» **Information provided**

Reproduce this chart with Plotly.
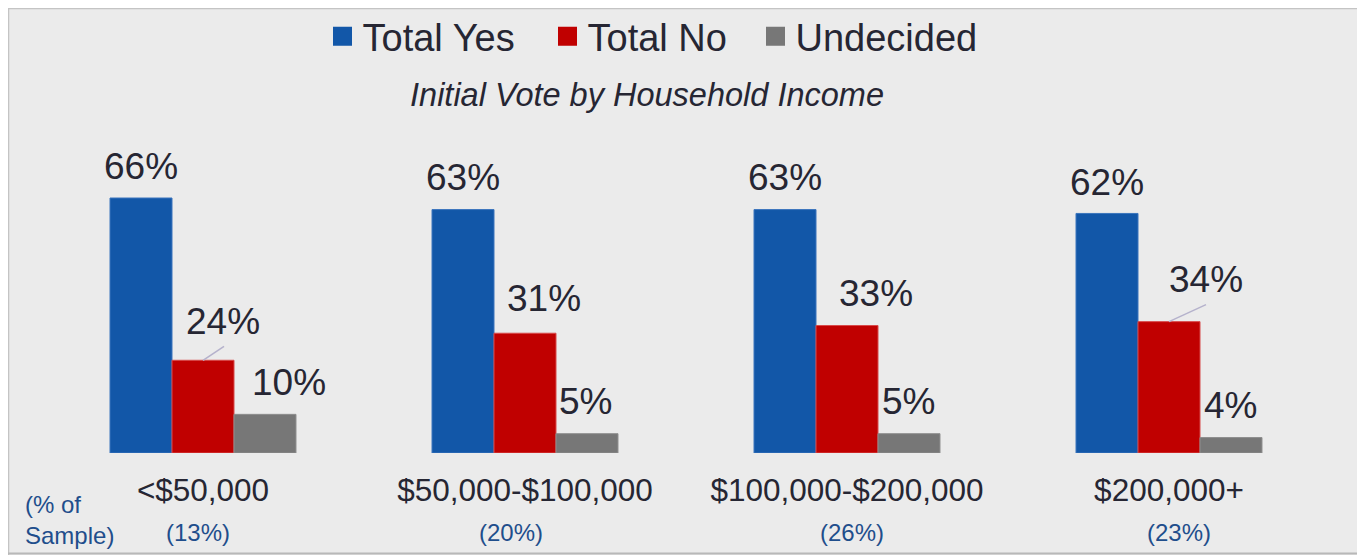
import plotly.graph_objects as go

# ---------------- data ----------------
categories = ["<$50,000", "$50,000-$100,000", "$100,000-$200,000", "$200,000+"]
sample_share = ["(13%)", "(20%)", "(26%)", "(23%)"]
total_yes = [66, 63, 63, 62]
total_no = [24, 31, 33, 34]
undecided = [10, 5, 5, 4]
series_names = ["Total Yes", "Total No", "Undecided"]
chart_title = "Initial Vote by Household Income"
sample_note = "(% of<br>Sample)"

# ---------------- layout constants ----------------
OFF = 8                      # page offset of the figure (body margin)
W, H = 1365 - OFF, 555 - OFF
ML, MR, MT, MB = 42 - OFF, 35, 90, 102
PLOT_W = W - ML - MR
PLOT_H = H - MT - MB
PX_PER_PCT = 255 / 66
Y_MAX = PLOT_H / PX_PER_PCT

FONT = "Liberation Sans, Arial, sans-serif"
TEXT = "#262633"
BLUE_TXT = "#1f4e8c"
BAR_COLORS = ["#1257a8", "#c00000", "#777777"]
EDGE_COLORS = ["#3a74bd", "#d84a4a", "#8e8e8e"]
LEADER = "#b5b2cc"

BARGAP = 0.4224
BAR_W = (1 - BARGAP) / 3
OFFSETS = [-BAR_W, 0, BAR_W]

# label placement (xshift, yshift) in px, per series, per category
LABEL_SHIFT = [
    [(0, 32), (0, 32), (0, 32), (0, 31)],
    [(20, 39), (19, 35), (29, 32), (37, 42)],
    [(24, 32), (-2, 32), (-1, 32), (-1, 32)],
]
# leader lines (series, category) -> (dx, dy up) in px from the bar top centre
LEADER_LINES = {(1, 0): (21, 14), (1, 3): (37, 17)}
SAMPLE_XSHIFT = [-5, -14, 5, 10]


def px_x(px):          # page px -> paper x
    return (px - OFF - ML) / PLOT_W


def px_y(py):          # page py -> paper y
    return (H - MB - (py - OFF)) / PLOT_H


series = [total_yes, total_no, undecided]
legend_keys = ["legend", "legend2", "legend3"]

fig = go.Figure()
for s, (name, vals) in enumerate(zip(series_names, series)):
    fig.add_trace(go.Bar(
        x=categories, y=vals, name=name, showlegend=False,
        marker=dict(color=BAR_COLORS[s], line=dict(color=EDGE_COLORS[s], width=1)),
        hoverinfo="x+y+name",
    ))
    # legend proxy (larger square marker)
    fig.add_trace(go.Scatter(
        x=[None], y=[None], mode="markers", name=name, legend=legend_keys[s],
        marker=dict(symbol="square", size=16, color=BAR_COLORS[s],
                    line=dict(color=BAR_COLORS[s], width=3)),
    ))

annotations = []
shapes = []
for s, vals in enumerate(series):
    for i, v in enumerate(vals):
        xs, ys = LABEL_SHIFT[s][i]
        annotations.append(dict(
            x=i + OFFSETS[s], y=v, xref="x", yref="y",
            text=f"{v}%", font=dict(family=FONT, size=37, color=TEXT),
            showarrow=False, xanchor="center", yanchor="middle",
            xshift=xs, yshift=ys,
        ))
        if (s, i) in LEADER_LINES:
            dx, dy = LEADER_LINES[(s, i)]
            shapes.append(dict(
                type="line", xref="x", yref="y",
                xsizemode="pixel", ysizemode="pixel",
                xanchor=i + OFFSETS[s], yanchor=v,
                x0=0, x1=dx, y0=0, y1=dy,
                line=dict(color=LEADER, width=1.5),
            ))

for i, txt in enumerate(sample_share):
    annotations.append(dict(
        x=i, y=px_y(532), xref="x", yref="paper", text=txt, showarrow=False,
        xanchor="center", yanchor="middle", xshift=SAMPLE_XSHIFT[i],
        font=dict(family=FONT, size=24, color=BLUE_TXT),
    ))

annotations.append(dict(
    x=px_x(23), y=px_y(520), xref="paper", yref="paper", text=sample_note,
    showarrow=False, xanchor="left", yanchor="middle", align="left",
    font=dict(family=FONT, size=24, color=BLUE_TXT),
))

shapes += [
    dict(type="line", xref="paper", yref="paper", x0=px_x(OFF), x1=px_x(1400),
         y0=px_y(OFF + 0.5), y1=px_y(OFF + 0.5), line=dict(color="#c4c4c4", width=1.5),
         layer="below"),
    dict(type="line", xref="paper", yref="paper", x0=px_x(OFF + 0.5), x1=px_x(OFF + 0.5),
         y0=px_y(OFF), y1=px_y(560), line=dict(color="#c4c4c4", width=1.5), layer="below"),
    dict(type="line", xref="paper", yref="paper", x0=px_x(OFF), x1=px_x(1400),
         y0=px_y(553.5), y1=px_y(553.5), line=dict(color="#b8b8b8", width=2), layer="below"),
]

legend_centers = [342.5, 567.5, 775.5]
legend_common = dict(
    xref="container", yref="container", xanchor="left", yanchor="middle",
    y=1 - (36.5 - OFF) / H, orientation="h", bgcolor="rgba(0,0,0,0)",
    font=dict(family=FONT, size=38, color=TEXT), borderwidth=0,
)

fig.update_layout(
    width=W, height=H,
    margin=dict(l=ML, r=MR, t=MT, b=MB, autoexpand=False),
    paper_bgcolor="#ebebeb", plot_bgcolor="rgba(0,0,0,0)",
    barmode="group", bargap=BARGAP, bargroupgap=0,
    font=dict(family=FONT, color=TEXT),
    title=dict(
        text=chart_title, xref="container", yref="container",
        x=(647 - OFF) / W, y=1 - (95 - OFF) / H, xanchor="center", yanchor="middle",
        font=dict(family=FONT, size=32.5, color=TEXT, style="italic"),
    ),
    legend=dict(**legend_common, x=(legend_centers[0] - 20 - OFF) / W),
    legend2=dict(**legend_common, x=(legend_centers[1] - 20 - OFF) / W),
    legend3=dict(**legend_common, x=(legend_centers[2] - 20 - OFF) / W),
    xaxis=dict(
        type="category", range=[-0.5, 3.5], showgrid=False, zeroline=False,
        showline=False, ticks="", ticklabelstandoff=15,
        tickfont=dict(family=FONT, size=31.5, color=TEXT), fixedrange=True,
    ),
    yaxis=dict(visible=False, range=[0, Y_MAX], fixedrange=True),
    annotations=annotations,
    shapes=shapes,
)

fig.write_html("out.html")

» **Exercise requirements**
Leave the pictures out and please restate exactly the lines running from the start of the material through the one with "OFFSETS = [-BAR_W, 0, BAR_W]".

» **Exercise response**
Reproduce this chart with Plotly.
import plotly.graph_objects as go

# ---------------- data ----------------
categories = ["<$50,000", "$50,000-$100,000", "$100,000-$200,000", "$200,000+"]
sample_share = ["(13%)", "(20%)", "(26%)", "(23%)"]
total_yes = [66, 63, 63, 62]
total_no = [24, 31, 33, 34]
undecided = [10, 5, 5, 4]
series_names = ["Total Yes", "Total No", "Undecided"]
chart_title = "Initial Vote by Household Income"
sample_note = "(% of<br>Sample)"

# ---------------- layout constants ----------------
OFF = 8                      # page offset of the figure (body margin)
W, H = 1365 - OFF, 555 - OFF
ML, MR, MT, MB = 42 - OFF, 35, 90, 102
PLOT_W = W - ML - MR
PLOT_H = H - MT - MB
PX_PER_PCT = 255 / 66
Y_MAX = PLOT_H / PX_PER_PCT

FONT = "Liberation Sans, Arial, sans-serif"
TEXT = "#262633"
BLUE_TXT = "#1f4e8c"
BAR_COLORS = ["#1257a8", "#c00000", "#777777"]
EDGE_COLORS = ["#3a74bd", "#d84a4a", "#8e8e8e"]
LEADER = "#b5b2cc"

BARGAP = 0.4224
BAR_W = (1 - BARGAP) / 3
OFFSETS = [-BAR_W, 0, BAR_W]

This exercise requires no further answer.